> **ENTRIES SUPPLIED**
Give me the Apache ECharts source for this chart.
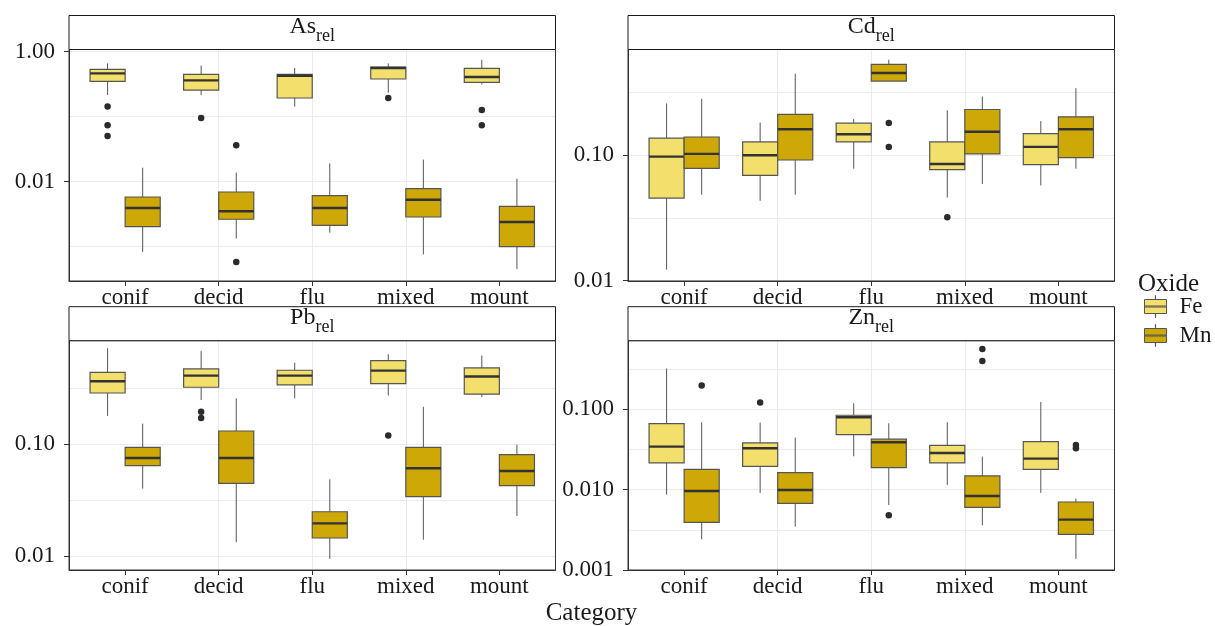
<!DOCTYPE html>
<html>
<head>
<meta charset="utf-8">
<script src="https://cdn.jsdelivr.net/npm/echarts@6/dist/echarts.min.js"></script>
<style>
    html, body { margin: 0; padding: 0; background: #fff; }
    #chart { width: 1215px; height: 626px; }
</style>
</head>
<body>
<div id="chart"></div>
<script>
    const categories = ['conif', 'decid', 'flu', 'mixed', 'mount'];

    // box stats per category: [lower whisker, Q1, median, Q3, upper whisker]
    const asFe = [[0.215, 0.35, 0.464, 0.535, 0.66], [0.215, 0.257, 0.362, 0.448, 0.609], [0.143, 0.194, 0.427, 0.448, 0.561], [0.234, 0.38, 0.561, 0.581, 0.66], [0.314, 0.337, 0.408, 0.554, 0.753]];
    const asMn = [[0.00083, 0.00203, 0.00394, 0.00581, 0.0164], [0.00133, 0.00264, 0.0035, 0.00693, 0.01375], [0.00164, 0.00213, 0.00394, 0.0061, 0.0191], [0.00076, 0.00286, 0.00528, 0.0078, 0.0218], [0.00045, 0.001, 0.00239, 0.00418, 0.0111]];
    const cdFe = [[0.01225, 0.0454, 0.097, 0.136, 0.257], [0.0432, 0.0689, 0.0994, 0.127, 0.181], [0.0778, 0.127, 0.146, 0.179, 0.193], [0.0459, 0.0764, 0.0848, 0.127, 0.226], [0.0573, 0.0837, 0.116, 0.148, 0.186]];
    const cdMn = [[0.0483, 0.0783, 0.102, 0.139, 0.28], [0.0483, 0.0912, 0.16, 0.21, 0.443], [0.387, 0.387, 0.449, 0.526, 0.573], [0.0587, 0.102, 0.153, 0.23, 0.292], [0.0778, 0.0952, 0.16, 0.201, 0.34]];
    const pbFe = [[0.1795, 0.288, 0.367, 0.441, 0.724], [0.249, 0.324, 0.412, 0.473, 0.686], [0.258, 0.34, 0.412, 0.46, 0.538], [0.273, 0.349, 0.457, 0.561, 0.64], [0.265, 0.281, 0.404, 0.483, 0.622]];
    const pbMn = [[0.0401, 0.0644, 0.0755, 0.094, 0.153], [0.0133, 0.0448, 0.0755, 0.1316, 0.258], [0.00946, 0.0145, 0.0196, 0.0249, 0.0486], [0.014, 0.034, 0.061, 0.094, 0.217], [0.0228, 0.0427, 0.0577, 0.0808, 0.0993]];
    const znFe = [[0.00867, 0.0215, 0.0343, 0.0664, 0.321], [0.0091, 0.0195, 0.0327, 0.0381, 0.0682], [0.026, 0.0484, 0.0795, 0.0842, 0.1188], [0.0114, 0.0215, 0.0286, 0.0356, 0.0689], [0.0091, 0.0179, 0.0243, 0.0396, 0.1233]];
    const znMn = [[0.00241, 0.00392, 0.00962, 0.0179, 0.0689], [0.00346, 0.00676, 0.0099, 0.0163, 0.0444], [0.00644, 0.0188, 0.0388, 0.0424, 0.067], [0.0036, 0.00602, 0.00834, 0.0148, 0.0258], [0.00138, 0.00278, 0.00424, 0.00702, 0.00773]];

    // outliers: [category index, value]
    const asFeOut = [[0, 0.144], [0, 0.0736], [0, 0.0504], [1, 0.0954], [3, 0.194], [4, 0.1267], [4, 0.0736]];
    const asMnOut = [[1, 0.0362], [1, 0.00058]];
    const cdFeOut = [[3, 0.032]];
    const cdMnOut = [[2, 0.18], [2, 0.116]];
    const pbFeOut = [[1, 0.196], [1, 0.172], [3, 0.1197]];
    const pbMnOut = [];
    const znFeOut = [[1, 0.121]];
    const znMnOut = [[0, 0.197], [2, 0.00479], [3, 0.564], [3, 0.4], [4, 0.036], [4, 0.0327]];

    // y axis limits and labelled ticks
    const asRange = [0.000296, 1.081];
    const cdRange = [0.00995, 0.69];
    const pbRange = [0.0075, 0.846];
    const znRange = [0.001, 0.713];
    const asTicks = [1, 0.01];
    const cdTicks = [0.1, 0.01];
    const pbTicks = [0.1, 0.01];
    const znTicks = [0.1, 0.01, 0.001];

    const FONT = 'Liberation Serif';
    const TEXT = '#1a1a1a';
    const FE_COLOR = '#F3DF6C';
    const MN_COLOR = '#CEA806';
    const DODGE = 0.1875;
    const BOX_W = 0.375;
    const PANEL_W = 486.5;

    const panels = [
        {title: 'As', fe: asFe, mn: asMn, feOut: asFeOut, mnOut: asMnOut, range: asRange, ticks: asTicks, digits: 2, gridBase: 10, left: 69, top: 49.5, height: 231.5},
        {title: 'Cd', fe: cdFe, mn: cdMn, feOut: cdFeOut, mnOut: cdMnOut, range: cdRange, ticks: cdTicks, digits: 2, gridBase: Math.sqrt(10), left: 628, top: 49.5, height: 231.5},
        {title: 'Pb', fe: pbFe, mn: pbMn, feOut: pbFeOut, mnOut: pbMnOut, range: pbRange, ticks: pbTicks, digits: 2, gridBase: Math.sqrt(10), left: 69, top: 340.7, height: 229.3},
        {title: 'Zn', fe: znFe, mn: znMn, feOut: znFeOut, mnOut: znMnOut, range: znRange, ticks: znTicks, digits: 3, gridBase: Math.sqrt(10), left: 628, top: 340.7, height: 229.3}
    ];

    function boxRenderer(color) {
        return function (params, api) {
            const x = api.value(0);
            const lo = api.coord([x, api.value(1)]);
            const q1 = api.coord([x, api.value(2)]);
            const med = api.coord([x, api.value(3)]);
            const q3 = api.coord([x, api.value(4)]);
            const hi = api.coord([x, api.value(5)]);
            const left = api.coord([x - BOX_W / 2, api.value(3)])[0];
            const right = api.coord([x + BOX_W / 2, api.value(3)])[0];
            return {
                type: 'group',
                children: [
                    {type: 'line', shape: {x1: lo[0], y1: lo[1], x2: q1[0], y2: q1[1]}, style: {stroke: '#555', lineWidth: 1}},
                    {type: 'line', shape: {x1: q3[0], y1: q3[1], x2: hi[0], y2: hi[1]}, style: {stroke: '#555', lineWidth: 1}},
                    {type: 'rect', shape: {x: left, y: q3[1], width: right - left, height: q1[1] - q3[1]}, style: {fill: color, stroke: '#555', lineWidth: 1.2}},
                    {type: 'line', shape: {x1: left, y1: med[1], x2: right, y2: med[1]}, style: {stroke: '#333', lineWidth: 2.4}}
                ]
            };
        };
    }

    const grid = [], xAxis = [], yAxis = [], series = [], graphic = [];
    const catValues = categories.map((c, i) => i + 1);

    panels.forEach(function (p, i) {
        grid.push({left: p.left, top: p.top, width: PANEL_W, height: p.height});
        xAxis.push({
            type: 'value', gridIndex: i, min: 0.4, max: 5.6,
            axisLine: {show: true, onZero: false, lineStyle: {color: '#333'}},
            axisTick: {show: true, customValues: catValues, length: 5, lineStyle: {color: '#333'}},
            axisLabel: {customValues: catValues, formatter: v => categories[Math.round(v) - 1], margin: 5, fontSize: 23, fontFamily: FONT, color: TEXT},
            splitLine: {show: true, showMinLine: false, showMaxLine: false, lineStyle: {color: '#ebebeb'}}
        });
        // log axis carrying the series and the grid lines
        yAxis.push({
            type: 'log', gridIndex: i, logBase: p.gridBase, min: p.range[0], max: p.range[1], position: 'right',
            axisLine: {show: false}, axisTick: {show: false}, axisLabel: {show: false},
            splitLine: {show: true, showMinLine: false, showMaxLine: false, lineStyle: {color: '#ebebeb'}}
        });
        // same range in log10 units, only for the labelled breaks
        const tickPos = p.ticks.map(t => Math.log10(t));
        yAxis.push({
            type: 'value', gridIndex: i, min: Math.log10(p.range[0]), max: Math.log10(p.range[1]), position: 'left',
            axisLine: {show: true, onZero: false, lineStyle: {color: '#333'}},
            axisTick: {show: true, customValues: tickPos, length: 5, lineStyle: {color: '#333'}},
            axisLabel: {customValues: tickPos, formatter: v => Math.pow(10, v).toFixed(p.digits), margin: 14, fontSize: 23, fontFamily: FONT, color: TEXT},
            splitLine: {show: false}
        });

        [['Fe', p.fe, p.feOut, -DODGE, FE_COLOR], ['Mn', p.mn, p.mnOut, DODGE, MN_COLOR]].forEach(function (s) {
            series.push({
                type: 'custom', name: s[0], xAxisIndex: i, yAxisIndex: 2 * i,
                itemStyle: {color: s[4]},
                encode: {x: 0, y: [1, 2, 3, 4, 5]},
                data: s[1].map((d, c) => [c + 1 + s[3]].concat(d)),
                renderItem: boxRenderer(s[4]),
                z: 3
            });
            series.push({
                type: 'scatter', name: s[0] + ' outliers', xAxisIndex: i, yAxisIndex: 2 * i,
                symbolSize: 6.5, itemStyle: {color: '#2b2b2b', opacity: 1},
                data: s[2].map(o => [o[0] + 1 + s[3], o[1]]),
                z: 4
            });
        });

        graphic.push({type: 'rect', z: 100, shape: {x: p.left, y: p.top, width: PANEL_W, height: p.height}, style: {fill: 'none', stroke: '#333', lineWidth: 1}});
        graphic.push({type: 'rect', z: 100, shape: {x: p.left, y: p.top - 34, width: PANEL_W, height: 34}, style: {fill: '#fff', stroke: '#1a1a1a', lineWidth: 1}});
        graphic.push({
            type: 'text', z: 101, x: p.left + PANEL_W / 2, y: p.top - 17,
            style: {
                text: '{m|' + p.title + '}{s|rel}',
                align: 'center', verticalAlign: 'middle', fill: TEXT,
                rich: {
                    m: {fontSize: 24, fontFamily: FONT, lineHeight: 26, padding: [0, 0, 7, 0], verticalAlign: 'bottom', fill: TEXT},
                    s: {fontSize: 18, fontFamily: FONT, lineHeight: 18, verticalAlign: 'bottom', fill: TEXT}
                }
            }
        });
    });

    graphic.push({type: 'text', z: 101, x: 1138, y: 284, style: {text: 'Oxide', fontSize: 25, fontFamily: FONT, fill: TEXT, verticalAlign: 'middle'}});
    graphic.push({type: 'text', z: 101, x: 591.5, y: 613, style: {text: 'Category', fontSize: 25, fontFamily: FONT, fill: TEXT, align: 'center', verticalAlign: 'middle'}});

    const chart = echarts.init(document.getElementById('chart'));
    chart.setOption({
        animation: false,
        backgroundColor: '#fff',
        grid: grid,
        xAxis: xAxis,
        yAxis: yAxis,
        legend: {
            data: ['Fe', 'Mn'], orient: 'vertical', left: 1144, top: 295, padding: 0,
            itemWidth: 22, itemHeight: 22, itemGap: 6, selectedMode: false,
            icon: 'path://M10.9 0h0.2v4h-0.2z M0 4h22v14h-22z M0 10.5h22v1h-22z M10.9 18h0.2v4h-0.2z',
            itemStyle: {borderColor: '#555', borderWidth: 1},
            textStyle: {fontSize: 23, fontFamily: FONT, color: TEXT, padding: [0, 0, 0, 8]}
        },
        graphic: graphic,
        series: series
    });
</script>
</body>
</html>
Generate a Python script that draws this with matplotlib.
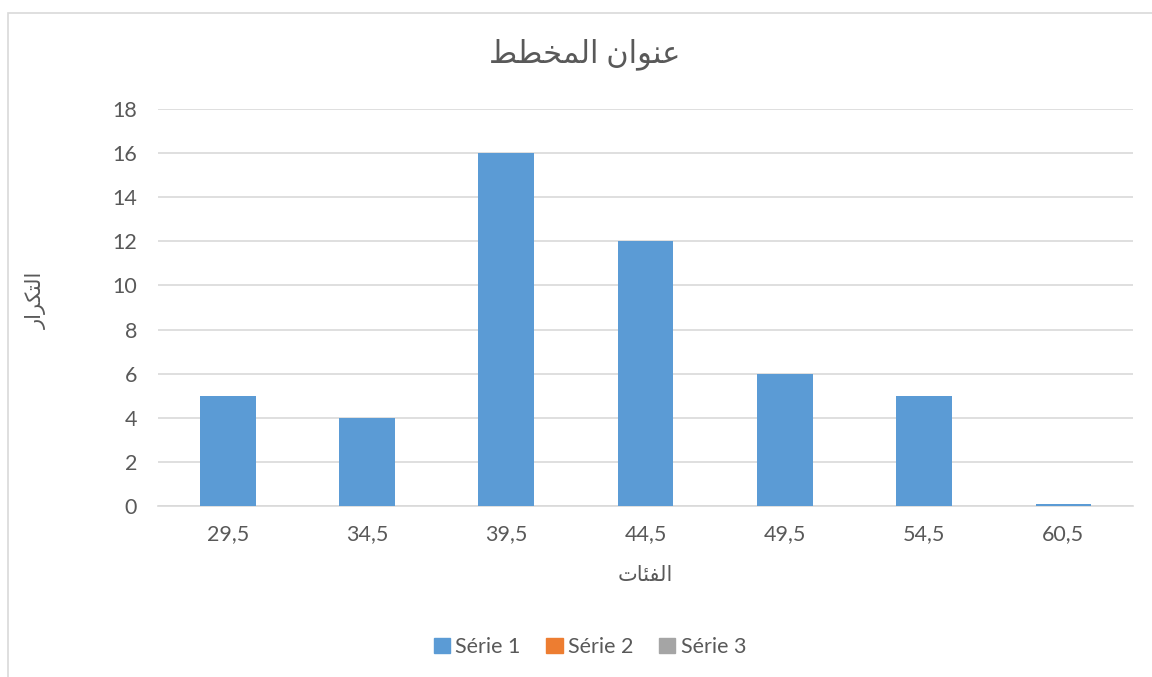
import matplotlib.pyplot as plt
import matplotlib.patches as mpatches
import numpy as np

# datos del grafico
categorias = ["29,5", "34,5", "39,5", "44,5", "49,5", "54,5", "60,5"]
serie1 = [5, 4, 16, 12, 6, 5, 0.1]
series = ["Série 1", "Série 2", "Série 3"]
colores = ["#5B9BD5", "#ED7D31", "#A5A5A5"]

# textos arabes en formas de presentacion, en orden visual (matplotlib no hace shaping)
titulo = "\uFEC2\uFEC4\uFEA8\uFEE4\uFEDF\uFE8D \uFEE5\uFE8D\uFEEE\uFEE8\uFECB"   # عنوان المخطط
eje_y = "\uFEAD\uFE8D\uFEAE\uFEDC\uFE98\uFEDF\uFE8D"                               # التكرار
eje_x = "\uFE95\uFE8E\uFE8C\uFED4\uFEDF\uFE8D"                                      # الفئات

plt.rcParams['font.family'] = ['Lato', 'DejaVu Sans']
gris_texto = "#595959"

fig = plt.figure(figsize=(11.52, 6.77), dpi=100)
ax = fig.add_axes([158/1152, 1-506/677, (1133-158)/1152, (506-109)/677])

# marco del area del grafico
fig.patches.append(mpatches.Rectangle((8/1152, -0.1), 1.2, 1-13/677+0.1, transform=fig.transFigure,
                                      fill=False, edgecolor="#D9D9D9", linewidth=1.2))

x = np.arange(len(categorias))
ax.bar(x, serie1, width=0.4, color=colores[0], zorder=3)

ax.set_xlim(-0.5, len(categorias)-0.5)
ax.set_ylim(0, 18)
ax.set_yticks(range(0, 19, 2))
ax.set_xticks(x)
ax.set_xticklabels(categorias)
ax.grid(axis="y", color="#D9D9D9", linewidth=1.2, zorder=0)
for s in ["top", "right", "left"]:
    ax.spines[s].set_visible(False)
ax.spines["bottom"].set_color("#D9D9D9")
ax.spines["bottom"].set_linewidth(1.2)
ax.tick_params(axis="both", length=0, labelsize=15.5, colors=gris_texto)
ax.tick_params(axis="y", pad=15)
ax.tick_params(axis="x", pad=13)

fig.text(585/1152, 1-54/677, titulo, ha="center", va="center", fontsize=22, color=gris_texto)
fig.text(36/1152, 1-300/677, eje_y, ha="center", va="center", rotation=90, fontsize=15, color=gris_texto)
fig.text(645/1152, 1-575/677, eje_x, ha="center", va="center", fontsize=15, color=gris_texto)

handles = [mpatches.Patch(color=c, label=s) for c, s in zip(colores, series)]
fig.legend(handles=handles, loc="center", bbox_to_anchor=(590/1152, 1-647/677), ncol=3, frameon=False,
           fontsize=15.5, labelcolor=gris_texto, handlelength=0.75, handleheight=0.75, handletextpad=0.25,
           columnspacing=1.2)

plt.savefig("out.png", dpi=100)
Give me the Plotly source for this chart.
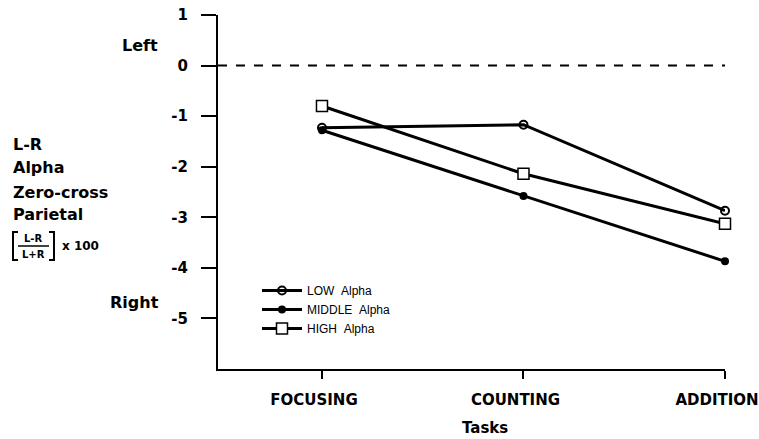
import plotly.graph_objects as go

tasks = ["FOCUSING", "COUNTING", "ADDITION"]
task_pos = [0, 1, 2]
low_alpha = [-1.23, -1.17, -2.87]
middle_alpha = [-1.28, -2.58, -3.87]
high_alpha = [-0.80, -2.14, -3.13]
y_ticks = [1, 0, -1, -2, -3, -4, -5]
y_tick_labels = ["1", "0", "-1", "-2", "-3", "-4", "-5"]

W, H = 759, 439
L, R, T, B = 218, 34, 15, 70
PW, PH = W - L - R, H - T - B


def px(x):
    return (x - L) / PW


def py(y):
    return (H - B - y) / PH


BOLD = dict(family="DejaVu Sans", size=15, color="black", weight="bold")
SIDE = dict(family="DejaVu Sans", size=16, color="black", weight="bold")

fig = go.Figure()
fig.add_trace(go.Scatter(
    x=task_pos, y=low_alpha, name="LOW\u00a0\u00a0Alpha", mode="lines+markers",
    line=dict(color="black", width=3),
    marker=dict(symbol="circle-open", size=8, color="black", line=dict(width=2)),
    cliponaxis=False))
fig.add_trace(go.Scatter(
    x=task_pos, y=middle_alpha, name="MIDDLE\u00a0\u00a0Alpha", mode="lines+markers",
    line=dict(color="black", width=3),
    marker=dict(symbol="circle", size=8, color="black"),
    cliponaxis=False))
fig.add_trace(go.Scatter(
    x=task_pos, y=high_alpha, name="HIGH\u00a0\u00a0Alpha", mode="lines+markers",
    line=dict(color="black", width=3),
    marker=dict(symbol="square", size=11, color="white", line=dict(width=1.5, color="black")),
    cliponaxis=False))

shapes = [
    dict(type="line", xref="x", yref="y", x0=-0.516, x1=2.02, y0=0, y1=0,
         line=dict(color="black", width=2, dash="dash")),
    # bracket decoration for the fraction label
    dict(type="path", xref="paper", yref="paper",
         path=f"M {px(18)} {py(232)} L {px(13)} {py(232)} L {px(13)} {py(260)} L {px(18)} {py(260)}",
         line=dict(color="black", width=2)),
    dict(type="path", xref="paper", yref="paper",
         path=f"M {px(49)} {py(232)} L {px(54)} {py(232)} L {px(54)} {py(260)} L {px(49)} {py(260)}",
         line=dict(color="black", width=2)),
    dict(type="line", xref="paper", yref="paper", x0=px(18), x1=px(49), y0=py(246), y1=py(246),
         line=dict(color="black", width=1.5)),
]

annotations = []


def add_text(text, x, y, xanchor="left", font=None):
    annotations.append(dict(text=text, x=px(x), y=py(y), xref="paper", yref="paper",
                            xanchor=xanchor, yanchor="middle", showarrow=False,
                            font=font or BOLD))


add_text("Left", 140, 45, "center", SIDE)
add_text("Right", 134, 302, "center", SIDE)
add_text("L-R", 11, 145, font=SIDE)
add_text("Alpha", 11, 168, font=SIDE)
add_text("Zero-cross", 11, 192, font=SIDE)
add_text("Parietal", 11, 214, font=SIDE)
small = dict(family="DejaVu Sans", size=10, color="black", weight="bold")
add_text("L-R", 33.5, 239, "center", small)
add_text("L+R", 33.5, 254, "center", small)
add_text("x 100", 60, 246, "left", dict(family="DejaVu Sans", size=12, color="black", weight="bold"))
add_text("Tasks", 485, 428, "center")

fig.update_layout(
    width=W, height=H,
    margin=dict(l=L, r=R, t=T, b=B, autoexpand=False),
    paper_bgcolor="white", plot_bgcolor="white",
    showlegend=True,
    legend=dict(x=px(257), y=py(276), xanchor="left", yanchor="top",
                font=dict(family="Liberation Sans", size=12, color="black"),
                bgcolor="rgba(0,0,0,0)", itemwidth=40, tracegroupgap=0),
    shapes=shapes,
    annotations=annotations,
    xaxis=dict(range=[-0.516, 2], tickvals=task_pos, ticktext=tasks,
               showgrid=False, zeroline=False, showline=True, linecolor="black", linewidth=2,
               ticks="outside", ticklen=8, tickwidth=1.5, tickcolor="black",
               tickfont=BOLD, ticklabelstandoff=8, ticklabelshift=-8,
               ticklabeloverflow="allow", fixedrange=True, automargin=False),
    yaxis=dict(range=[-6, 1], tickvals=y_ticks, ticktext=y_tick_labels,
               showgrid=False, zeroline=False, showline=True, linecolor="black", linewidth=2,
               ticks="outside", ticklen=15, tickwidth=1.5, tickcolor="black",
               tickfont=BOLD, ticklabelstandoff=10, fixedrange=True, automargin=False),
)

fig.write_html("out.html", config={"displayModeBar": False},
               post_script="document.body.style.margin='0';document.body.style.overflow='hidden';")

> **WHAT IS REQUIRED**
Transcribe the entries from their first line to the line that holds "0.00424, 0.00702, 0.00773]];", both included, and skip every picture.

> **FINAL RESULT**
Give me the Apache ECharts source for this chart.
<!DOCTYPE html>
<html>
<head>
<meta charset="utf-8">
<script src="https://cdn.jsdelivr.net/npm/echarts@6/dist/echarts.min.js"></script>
<style>
    html, body { margin: 0; padding: 0; background: #fff; }
    #chart { width: 1215px; height: 626px; }
</style>
</head>
<body>
<div id="chart"></div>
<script>
    const categories = ['conif', 'decid', 'flu', 'mixed', 'mount'];

    // box stats per category: [lower whisker, Q1, median, Q3, upper whisker]
    const asFe = [[0.215, 0.35, 0.464, 0.535, 0.66], [0.215, 0.257, 0.362, 0.448, 0.609], [0.143, 0.194, 0.427, 0.448, 0.561], [0.234, 0.38, 0.561, 0.581, 0.66], [0.314, 0.337, 0.408, 0.554, 0.753]];
    const asMn = [[0.00083, 0.00203, 0.00394, 0.00581, 0.0164], [0.00133, 0.00264, 0.0035, 0.00693, 0.01375], [0.00164, 0.00213, 0.00394, 0.0061, 0.0191], [0.00076, 0.00286, 0.00528, 0.0078, 0.0218], [0.00045, 0.001, 0.00239, 0.00418, 0.0111]];
    const cdFe = [[0.01225, 0.0454, 0.097, 0.136, 0.257], [0.0432, 0.0689, 0.0994, 0.127, 0.181], [0.0778, 0.127, 0.146, 0.179, 0.193], [0.0459, 0.0764, 0.0848, 0.127, 0.226], [0.0573, 0.0837, 0.116, 0.148, 0.186]];
    const cdMn = [[0.0483, 0.0783, 0.102, 0.139, 0.28], [0.0483, 0.0912, 0.16, 0.21, 0.443], [0.387, 0.387, 0.449, 0.526, 0.573], [0.0587, 0.102, 0.153, 0.23, 0.292], [0.0778, 0.0952, 0.16, 0.201, 0.34]];
    const pbFe = [[0.1795, 0.288, 0.367, 0.441, 0.724], [0.249, 0.324, 0.412, 0.473, 0.686], [0.258, 0.34, 0.412, 0.46, 0.538], [0.273, 0.349, 0.457, 0.561, 0.64], [0.265, 0.281, 0.404, 0.483, 0.622]];
    const pbMn = [[0.0401, 0.0644, 0.0755, 0.094, 0.153], [0.0133, 0.0448, 0.0755, 0.1316, 0.258], [0.00946, 0.0145, 0.0196, 0.0249, 0.0486], [0.014, 0.034, 0.061, 0.094, 0.217], [0.0228, 0.0427, 0.0577, 0.0808, 0.0993]];
    const znFe = [[0.00867, 0.0215, 0.0343, 0.0664, 0.321], [0.0091, 0.0195, 0.0327, 0.0381, 0.0682], [0.026, 0.0484, 0.0795, 0.0842, 0.1188], [0.0114, 0.0215, 0.0286, 0.0356, 0.0689], [0.0091, 0.0179, 0.0243, 0.0396, 0.1233]];
    const znMn = [[0.00241, 0.00392, 0.00962, 0.0179, 0.0689], [0.00346, 0.00676, 0.0099, 0.0163, 0.0444], [0.00644, 0.0188, 0.0388, 0.0424, 0.067], [0.0036, 0.00602, 0.00834, 0.0148, 0.0258], [0.00138, 0.00278, 0.00424, 0.00702, 0.00773]];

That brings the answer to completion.